Menganalisa perjuangan RA. Kartini sebagai pioner gerakan perempuan Indonesia dalam bidang pendidikan

Kartini (lahir di Jepara, Jawa Tengah, 21 April 1879 - meninggal di Rembang, Jawa Tengah, 17 September 1904 pada umur 25 tahun) . Hari Kartini oleh sebagian kaum emansipasi perempuan Indonesia kurang menyetujui ketika hanya RA. Kartini yang dapat diperingati sebagai hari besar Nasional yaitu pada tanggal 21 April yang dikenal sebagai Hari Kartini. Karena, mereka menganggap banyak tokoh dan pejuang perempuan lainnya yang sangat peduli dan mengangkat harkat martabat perempua. Ada Cut Nyak Dhien (ejaan lama: Tjoet Nja' Dhien, Lampadang, Kerajaan Aceh, 1848 - Sumedang, Jawa Barat, 6 November 1908; dimakamkan di Gunung Puyuh, Sumedang) adalah seorang Pahlawan Nasional Indonesia dari Aceh yang berjuang melawan Belanda pada masa Perang Aceh. Dewi Sartika (lahir di Bandung, 4 Desember, 1884 -   meninggal di Tasikmalaya, 11 Sepetember 1947 pada umur 62 tahun) yang peduli terhadap kehidupan pendidikan perempuan, Martha Christina Tiahahu (lahir di Nusa Laut, Maluku, 4 Januari 1800  – meninggal di Laut Banda, Maluku, 2 Januari 1818 pada umur 17 tahun) adalah seorang gadis dari Desa Abubu di Pulau Nusalaut. Lahir sekitar tahun 1800 dan pada waktu mengangkat senjata melawan penjajah Belanda berumur 17 tahun. Ayahnya adalah Kapitan Paulus Tiahahu, seorang kapitan dari negeri Abubu yang juga pembantu Thomas Matulessy dalam perang Pattimura tahun 1817 melawan Belanda. Sedangkan Hari Perempuan Internasional jatuh pada tanggal 8 Maret.

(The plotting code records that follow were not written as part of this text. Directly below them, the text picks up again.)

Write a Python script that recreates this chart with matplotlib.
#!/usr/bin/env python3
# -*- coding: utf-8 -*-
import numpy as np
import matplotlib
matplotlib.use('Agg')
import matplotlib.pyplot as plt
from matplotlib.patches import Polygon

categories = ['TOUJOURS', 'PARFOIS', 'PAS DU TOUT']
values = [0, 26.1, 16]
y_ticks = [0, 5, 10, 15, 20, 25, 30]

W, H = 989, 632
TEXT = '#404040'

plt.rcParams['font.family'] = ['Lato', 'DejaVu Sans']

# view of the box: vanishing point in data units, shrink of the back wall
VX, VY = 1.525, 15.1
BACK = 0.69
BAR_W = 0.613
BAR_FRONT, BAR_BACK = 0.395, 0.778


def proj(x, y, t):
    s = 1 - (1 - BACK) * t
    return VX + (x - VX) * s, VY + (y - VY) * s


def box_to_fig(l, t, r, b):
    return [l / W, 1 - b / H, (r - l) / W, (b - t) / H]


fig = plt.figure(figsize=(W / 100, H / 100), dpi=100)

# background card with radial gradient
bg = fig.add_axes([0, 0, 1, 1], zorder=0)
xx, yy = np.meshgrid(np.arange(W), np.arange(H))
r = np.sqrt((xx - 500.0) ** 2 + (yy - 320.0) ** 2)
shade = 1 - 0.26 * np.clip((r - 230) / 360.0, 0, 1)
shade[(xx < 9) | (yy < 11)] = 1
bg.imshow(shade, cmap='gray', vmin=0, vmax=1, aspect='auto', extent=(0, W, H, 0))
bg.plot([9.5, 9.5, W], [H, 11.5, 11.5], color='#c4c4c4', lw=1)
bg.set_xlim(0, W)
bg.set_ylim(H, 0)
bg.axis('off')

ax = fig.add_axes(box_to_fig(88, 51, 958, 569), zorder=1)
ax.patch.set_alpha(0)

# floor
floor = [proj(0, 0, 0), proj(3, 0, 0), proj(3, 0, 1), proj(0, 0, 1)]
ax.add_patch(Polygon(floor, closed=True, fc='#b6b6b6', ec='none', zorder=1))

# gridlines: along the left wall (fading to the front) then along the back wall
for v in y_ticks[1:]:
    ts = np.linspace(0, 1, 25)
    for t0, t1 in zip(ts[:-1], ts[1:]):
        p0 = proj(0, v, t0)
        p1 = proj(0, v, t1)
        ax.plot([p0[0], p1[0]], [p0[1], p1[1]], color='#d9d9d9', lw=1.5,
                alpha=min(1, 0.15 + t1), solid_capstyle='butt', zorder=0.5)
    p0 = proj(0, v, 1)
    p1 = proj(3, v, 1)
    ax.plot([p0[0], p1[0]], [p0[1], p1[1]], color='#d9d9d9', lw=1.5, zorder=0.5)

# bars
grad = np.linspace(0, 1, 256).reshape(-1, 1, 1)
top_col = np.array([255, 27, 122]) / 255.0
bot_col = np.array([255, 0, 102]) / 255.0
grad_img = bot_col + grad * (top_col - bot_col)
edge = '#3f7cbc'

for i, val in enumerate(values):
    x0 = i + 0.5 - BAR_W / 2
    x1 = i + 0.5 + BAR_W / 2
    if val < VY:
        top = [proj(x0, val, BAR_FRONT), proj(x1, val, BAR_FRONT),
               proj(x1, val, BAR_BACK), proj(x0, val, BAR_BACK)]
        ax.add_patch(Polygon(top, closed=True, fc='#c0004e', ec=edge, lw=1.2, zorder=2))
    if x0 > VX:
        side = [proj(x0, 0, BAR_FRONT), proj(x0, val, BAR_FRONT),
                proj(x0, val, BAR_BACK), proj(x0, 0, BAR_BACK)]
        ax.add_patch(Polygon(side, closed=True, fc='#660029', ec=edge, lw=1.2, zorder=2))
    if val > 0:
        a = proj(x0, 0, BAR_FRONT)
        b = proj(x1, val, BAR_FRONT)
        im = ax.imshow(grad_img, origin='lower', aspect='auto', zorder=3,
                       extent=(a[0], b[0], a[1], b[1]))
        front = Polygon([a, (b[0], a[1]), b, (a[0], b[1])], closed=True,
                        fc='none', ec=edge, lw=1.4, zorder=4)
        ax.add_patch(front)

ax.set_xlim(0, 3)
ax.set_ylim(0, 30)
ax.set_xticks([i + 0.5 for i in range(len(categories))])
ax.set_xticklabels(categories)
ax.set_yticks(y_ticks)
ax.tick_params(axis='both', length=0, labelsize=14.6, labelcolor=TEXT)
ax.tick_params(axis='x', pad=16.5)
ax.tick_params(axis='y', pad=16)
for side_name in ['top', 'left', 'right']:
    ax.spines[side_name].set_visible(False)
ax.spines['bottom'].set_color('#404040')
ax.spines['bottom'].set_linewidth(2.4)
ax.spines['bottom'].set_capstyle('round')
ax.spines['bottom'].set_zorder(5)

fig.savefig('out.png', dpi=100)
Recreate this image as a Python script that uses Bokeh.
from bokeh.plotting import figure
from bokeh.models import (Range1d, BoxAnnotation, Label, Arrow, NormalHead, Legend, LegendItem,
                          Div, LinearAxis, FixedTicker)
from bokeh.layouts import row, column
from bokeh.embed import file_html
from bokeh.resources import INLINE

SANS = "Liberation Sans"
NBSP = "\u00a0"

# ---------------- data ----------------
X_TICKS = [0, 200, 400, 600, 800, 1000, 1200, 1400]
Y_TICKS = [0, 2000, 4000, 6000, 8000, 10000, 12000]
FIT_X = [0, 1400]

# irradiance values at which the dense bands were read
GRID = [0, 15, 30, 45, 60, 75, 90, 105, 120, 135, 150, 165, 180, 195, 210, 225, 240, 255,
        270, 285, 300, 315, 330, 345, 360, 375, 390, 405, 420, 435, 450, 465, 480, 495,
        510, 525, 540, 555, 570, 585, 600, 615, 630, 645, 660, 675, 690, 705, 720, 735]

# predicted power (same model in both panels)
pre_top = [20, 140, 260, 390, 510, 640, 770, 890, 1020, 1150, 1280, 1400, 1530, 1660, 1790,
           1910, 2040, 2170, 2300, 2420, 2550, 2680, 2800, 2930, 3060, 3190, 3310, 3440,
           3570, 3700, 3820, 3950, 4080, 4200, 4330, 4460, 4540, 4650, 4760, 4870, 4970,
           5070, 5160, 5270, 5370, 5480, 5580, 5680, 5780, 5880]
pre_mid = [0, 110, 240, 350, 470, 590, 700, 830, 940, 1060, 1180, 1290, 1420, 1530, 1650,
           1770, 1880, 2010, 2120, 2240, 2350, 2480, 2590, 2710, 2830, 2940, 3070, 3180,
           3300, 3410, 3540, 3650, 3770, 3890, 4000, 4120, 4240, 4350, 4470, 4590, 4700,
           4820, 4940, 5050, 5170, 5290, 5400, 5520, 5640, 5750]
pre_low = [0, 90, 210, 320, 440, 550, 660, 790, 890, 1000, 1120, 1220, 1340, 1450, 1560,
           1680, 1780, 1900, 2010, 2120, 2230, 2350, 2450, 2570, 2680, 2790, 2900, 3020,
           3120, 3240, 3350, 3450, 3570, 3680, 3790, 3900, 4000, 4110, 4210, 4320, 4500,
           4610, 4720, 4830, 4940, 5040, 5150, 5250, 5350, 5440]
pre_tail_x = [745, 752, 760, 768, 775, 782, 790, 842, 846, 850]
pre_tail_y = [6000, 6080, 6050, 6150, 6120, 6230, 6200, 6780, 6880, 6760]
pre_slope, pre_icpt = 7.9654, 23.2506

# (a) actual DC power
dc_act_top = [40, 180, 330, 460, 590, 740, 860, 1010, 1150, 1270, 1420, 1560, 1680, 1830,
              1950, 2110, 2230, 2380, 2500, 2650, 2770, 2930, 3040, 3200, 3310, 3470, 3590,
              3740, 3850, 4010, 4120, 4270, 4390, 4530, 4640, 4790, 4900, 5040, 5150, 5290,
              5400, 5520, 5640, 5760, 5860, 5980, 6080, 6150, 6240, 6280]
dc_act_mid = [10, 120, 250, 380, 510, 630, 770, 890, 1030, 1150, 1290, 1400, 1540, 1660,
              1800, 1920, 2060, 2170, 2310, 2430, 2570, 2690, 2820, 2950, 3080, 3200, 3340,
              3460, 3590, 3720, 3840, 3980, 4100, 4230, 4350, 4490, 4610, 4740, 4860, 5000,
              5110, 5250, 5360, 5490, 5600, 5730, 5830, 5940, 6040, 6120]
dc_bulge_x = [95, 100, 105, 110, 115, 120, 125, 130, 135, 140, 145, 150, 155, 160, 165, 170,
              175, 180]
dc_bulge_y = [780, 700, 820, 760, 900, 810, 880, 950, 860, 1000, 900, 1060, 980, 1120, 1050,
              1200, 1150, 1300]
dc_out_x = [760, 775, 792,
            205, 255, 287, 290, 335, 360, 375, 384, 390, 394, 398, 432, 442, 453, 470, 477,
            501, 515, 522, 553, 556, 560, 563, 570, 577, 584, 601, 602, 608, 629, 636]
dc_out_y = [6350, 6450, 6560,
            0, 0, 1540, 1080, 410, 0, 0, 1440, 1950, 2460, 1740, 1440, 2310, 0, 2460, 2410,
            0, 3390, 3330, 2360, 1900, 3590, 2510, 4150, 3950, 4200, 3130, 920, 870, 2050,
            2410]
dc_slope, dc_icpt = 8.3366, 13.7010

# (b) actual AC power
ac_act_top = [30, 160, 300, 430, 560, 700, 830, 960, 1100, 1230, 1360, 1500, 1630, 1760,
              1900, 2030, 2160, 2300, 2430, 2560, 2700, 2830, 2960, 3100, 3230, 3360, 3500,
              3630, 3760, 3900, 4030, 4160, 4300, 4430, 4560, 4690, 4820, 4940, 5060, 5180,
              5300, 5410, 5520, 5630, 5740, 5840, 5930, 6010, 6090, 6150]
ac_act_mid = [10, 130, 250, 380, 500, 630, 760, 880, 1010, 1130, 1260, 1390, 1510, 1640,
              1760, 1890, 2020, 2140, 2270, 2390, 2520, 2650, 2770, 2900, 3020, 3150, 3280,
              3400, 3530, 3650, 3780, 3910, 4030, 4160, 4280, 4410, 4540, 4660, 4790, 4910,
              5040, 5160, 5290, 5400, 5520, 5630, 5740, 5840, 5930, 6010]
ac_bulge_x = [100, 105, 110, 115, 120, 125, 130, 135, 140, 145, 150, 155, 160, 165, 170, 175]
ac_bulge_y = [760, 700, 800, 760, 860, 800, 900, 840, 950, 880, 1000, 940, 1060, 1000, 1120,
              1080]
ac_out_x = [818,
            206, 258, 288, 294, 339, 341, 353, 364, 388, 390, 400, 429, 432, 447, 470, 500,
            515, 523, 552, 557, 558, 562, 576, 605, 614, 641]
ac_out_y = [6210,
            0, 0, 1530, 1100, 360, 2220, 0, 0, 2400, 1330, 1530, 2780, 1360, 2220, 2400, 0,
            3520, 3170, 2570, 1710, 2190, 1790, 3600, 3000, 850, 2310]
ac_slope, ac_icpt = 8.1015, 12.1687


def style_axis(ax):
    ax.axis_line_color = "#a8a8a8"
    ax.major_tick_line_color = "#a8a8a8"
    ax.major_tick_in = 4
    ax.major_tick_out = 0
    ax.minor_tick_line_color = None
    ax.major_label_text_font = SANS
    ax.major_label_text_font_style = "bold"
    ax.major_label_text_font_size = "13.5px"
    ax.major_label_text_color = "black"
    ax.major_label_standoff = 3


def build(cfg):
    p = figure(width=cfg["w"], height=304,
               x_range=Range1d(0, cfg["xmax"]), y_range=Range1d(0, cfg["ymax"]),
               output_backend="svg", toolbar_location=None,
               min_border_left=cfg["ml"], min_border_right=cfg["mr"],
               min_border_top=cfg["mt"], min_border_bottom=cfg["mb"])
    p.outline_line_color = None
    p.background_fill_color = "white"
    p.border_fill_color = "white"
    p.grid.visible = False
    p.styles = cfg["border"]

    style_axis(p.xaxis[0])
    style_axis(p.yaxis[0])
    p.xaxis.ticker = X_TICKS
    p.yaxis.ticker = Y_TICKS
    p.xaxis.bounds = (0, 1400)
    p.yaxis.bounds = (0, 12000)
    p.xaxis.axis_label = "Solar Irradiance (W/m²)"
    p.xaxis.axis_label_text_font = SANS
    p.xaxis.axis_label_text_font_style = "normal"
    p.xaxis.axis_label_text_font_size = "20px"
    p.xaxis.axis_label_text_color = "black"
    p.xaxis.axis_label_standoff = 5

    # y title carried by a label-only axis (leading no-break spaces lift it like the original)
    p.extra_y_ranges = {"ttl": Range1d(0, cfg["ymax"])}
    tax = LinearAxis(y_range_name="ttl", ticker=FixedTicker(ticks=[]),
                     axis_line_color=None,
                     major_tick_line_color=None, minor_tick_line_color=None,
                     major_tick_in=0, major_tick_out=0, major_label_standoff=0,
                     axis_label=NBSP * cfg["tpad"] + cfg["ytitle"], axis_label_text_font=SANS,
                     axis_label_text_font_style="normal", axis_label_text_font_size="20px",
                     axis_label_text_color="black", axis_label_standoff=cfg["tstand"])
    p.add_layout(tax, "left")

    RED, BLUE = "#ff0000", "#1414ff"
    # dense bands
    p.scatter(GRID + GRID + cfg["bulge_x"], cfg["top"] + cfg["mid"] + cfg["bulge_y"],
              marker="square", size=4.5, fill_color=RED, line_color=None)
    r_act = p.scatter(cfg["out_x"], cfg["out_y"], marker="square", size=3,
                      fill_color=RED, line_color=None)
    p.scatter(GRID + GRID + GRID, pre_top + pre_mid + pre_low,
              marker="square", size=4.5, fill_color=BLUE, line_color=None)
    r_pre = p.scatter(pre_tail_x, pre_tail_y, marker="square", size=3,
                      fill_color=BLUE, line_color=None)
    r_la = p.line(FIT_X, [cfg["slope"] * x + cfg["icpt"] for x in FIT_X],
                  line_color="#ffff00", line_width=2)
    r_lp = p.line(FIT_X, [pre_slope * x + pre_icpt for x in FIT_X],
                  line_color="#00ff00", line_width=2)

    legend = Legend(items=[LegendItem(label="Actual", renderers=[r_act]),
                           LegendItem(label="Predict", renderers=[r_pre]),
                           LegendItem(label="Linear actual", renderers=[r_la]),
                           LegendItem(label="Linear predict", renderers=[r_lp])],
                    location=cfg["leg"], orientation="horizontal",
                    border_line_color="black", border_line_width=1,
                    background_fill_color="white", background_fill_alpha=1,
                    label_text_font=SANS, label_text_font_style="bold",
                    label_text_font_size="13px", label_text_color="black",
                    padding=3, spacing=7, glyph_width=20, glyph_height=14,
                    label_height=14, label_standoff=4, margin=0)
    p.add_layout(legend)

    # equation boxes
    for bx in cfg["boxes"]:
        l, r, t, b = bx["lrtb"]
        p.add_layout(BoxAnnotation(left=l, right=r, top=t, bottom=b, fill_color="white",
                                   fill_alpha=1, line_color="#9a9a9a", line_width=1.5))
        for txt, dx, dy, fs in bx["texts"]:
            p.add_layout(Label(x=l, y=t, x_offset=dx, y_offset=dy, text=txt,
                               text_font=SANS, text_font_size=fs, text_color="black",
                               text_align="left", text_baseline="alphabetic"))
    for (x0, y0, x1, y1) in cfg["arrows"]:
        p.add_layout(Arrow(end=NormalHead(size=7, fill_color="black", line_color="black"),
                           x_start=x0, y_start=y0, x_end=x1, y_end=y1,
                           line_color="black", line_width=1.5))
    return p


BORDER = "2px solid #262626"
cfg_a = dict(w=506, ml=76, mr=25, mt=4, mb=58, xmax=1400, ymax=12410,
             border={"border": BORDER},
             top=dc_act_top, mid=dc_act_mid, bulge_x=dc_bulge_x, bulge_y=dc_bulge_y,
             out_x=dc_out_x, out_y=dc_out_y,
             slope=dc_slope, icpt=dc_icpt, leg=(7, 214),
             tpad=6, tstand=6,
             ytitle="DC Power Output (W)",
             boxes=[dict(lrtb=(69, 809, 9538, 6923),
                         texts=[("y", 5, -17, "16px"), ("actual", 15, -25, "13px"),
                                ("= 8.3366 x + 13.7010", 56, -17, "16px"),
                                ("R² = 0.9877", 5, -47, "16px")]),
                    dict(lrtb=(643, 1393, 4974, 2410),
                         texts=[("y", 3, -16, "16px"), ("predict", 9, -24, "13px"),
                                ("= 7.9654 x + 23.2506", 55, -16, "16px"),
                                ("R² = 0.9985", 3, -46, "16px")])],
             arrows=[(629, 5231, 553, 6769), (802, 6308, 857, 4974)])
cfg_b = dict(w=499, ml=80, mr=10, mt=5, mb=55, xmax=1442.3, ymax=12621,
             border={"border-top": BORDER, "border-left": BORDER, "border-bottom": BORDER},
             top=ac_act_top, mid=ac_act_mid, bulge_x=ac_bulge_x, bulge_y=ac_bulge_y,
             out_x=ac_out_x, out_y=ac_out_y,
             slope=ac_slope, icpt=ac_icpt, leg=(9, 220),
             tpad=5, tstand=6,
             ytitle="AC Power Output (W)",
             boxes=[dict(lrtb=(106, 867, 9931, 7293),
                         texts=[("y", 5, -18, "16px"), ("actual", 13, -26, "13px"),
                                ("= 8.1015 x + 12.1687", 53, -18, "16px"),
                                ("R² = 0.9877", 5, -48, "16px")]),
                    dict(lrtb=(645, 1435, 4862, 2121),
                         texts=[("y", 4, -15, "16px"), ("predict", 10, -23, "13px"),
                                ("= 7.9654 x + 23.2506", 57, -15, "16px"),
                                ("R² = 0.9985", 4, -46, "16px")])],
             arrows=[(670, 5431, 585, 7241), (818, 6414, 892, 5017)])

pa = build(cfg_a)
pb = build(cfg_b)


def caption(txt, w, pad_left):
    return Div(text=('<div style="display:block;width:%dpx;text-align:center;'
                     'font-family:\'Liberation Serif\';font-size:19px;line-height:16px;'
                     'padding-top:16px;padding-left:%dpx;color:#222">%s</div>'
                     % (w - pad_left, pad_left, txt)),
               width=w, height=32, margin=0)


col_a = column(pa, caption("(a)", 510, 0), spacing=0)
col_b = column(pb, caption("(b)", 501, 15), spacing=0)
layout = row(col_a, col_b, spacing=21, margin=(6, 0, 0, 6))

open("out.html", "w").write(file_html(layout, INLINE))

Perbedaan perjuangan antara Kartini dan Dewi Sartika adalah, Kartini menikah pada umur 24 tahun dengan Singgih Djojo Adhiningrat, sedangkan Dewi Sartika 22 tahun dengan Raden Kanduruan Agah Suriawinata. Sama-sama dari keturunan Bangsawan dan menikah dengan keturunan bangsawan. Antara Kartini dan Dewi Sartika sama-sama perempuan cerdas dan ingin memajukan kaumnya, Sedangkan Martha Christina dan  Cut Nyak Dhien lebih banyak berjuang di medan peperangan. Martha bersama ayahnya, dan Cut Nyak Dhien bersama suaminya Teuku Umar merupakan suami kedua Cut Nyak Dhien. Suami pertama Cut Nyak Dhien, Ibrahim Lamnga meninggal pada peperangan melawan Belanda kemudian menikah dengan Teuku Umar. Sayang sekali, Martha gadis pemberani dan tegas meninggal dalam usia yang sangat masih muda yaitu 17 tahun. Jika diklasifikasikan, Cut Nyak Dhien dan Martha Christina berjuang melawan penjajah di medan peperangan, sedangkan RA. Kartini dan Dewi Sartika berjuang untuk pendidikan kaum perempuan. Hal yang berbeda namun mempunyai arti penting bagi kemajuan bangsa Indonesia.

Namun keunggulan Kartini adalah Kartini banyak membaca surat kabar Semarang De Locomotief yang diasuh Pieter Brooshoof, ia juga menerima leestrommel (paket majalah yang diedarkan toko buku kepada langganan). Di antaranya terdapat majalah kebudayaan dan ilmu pengetahuan yang cukup berat, juga ada majalah wanita Belanda De Hollandsche Lelie. Kartini pun kemudian beberapa kali mengirimkan tulisannya dan dimuat di De Hollandsche Lelie. sehingga rasa kepeduliannya untuk kemajuan perempuan terinspirasi dari perempuan Eropa, dimana jika dibandingkan dengan perempuan Indonesia, masih sangat jauh dari kata kemajuan perempuan Eropa dalam segi pendidikan dan kelas sosial. Jika melihat fakta di atas, Kartini sudah bisa menulis dengan mengungkapkan bagaimana kondisi perempuan Indonesia yang sangat berbeda dengan perempuan Eropa yang sudah mulai maju. Dan, tulisan tersebut dimuat di De Hollandsche Lelie.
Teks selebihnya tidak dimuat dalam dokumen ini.